Sunday, January 27, 2013

Orbital Science’s SORCE Satellite celebrates ten years in space

Orbital Sciences, a premier American company specializing in the manufacturing and launch of satellites, celebrated the tenth anniversary of Solar and Radiation Climate Experiment (SORCE) satellite’s successful operation.

In 2003, SORCE satellite was sent into orbit aboard the Pegasus rocket of Orbital, in a mission that originated from Cape Canaveral, Florida. The initial plan for the satellite’s mission was to supply continuous solar climate science and Earth atmospheric data for a span of five years. Ten years after that, the program’s Mission Operations Center at the University of Colorado’s Laboratory for Atmospheric and Space Physics (LASP) is still receiving data that is shared with the science community all over the world.

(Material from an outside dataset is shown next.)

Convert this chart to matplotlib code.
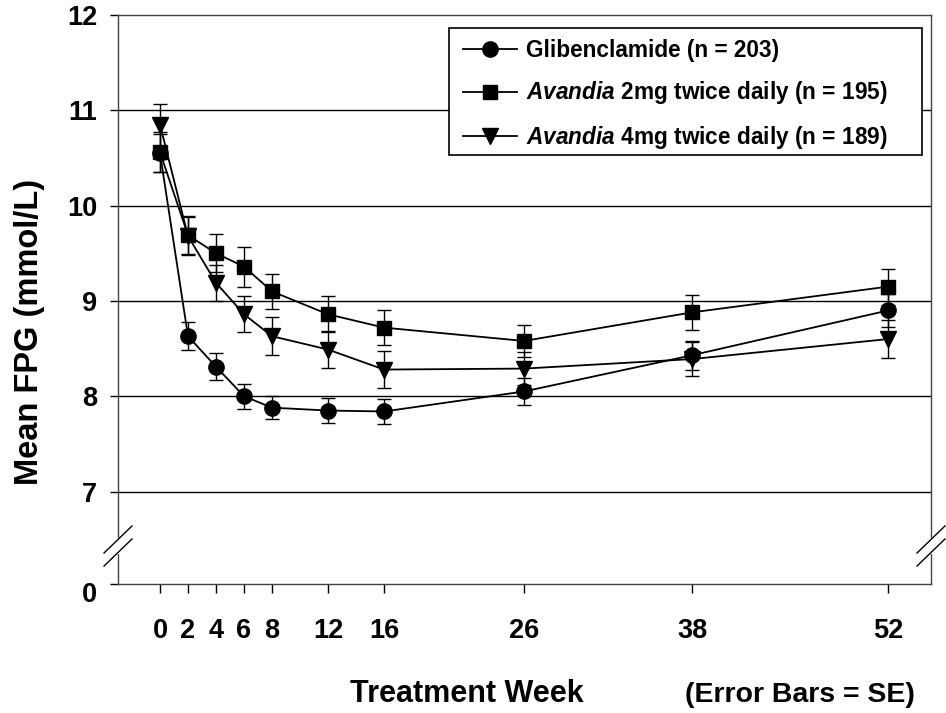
import numpy as np
import matplotlib.pyplot as plt
import matplotlib.transforms as mtransforms
from matplotlib.patches import Rectangle

plt.rcParams['font.family'] = 'Liberation Sans'
plt.rcParams['font.weight'] = 'bold'
plt.rcParams['mathtext.fontset'] = 'custom'
plt.rcParams['mathtext.it'] = 'Liberation Sans:italic:bold'
plt.rcParams['mathtext.rm'] = 'Liberation Sans:bold'

weeks = [0, 2, 4, 6, 8, 12, 16, 26, 38, 52]
glib = [10.55, 8.63, 8.31, 8.00, 7.88, 7.85, 7.84, 8.05, 8.43, 8.90]
glib_se = [0.20, 0.15, 0.14, 0.13, 0.12, 0.13, 0.13, 0.14, 0.15, 0.17]
av2 = [10.56, 9.69, 9.50, 9.36, 9.10, 8.86, 8.72, 8.58, 8.88, 9.15]
av2_se = [0.21, 0.20, 0.20, 0.21, 0.18, 0.19, 0.18, 0.17, 0.18, 0.19]
av4 = [10.85, 9.68, 9.19, 8.86, 8.63, 8.49, 8.28, 8.29, 8.39, 8.60]
av4_se = [0.22, 0.20, 0.19, 0.19, 0.20, 0.19, 0.19, 0.17, 0.18, 0.20]

labels = ['Glibenclamide (n = 203)',
          r'$\mathit{Avandia}$ 2mg twice daily (n = 195)',
          r'$\mathit{Avandia}$ 4mg twice daily (n = 189)']

# the broken axis: bottom of the plot stands for 0
y_bottom = 6.03
yticks = [y_bottom, 7, 8, 9, 10, 11, 12]
ytick_labels = ['0', '7', '8', '9', '10', '11', '12']

W, H = 946, 713
ax_l, ax_r, ax_t, ax_b = 118, 931, 15, 584
fig = plt.figure(figsize=(W/100, H/100), dpi=100)
ax = fig.add_axes([ax_l/W, 1 - ax_b/H, (ax_r - ax_l)/W, (ax_b - ax_t)/H])

def px2ax(x, y):
    return (x - ax_l)/(ax_r - ax_l), (ax_b - y)/(ax_b - ax_t)

for yv in [7, 8, 9, 10, 11]:
    ax.axhline(yv, color='black', lw=1.0, zorder=1)

series = [(glib, glib_se, 'o', 11), (av2, av2_se, 's', 9.5), (av4, av4_se, 'v', 11)]
handles = []
for (vals, se, mk, ms), lab in zip(series, labels):
    c = ax.errorbar(weeks, vals, yerr=se, color='black', lw=1.3, marker=mk,
                    markersize=ms, capsize=5, elinewidth=1.0, capthick=1.0,
                    label=lab, zorder=3)
    handles.append(c.lines[0])

ax.set_xlim(-3, 55.07)
ax.set_ylim(y_bottom, 12)
ax.set_xticks(weeks)
ax.set_xticklabels([str(w) for w in weeks])
ax.set_yticks(yticks)
ax.set_yticklabels(ytick_labels)
ax.tick_params(axis='x', direction='out', length=6.5, width=1, pad=18, labelsize=19.5)
ax.tick_params(axis='y', direction='out', length=6, width=1, pad=9, labelsize=19.5)

# push the "0" label down a little, as in the original
lbl0 = ax.get_yticklabels()[0]
lbl0.set_transform(lbl0.get_transform() +
                   mtransforms.ScaledTranslation(0, -8/100, fig.dpi_scale_trans))

for s in ax.spines.values():
    s.set_color('#444444')
    s.set_linewidth(1.0)

# break marks on both sides
for xa in [0, 1]:
    ax.plot([xa, xa], [0.056, 0.077], color='white', lw=3, transform=ax.transAxes,
            clip_on=False, zorder=5)
    for y0 in [0.0545, 0.0316]:
        ax.plot([xa - 0.0172, xa + 0.0172], [y0, y0 + 0.0475], color='black', lw=1.0,
                transform=ax.transAxes, clip_on=False, zorder=6)

# legend without its own frame, the box is drawn separately
leg = ax.legend(handles, labels, loc='upper left', bbox_to_anchor=px2ax(449, 25),
                borderaxespad=0, fontsize=16.3, frameon=False,
                handlelength=2.4, handletextpad=0.4, labelspacing=0.77,
                borderpad=0.62)
x0, y0 = px2ax(449, 155)
x1, y1 = px2ax(922, 28)
ax.add_patch(Rectangle((x0, y0), x1 - x0, y1 - y0, transform=ax.transAxes,
                       facecolor='white', edgecolor='black', lw=1.2, zorder=4))
leg.set_zorder(7)

fig.text(30/W, 1 - 332/H, 'Mean FPG (mmol/L)', rotation=90, ha='center',
         va='center', fontsize=23.5, fontweight='bold')
fig.text(467/W, 1 - 702/H, 'Treatment Week', ha='center', va='baseline',
         fontsize=22, fontweight='bold')
fig.text(685/W, 1 - 702/H, '(Error Bars = SE)', ha='left', va='baseline',
         fontsize=20.5, fontweight='bold')

fig.savefig('out.png', dpi=100)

“The SORCE mission is an ideal example of how academia, government and industry can partner to advance science investigations and our understanding of the world around us. The Principal Investigator model for developing and operating high-value science missions has proven to be very successful on programs like SORCE and NASA-funded Explorer-class missions,” Orbital Sciences Vice President of Business Development Rob Fulton said in a statement. “The SORCE program is an excellent example of this model, with the spacecraft and overall mission doubling the duration originally planned for the program.”